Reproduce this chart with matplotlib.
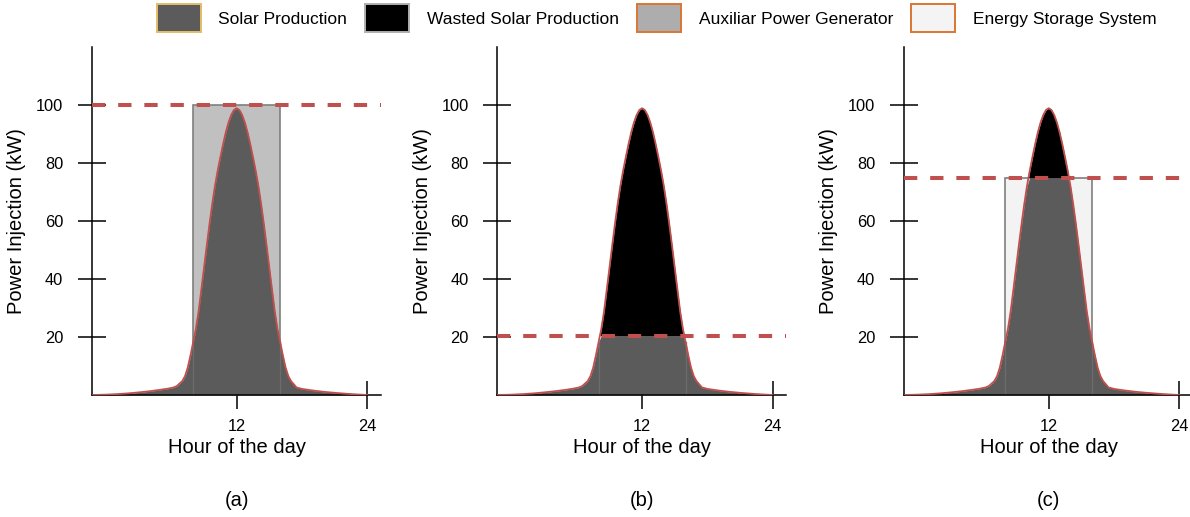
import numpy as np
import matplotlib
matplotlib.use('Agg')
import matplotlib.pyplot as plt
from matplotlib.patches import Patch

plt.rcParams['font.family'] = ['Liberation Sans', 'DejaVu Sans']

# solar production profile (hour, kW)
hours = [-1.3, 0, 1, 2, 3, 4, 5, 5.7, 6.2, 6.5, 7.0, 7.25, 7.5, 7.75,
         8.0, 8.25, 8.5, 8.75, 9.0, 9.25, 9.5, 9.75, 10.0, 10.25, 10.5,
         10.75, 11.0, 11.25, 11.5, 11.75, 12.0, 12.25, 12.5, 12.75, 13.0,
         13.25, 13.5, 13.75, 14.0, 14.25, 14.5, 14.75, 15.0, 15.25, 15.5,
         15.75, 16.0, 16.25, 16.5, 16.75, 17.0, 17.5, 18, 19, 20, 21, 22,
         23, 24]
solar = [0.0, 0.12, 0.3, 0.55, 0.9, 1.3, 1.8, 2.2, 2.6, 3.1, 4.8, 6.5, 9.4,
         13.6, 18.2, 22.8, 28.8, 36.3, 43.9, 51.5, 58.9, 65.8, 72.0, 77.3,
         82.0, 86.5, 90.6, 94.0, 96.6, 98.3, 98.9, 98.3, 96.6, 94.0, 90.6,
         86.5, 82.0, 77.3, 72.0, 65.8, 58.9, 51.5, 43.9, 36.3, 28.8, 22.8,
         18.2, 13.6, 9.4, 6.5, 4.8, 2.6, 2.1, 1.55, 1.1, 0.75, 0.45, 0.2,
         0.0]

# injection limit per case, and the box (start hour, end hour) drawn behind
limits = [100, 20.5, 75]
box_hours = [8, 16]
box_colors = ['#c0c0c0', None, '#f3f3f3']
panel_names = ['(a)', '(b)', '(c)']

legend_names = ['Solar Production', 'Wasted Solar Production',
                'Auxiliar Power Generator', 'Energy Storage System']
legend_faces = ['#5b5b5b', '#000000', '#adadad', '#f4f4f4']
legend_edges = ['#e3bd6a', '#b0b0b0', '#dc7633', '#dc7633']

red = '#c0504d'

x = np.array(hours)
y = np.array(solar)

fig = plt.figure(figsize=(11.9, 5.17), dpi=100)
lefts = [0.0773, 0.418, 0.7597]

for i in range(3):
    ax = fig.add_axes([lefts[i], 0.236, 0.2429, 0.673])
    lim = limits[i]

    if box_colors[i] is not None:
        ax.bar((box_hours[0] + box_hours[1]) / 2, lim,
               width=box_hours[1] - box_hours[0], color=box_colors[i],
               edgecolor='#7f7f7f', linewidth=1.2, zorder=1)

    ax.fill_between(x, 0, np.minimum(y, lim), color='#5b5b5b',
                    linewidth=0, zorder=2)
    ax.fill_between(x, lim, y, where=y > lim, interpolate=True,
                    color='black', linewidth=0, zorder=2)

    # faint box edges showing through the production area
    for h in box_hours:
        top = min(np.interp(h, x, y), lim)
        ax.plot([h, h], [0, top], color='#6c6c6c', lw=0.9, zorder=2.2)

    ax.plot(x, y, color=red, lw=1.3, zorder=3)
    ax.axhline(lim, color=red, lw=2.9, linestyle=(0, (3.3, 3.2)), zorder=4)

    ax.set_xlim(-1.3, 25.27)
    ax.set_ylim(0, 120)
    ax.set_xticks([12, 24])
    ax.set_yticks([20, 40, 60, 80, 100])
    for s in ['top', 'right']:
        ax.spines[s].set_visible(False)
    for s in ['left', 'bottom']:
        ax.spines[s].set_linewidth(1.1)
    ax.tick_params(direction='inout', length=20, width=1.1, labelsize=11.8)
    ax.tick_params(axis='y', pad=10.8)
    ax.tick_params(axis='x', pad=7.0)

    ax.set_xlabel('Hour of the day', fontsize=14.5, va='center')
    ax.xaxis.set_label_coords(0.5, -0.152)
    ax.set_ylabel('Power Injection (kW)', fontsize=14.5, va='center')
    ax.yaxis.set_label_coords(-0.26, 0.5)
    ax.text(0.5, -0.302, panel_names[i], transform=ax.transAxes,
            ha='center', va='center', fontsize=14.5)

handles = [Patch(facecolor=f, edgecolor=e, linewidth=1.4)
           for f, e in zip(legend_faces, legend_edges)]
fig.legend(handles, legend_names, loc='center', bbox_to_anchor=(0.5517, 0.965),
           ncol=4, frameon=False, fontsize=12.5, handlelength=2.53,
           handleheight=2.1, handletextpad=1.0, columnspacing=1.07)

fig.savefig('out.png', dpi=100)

────────────────────

TASK OBJECTIVE
From the first line of the listing above, repeat every line through the one holding "plt.rcParams['font.family'] = ['Liberation". Both ends count, and pictures stay out.

THE SOLUTION
Reproduce this chart with matplotlib.
import numpy as np
import matplotlib
matplotlib.use('Agg')
import matplotlib.pyplot as plt
from matplotlib.patches import Patch

plt.rcParams['font.family'] = ['Liberation Sans', 'DejaVu Sans']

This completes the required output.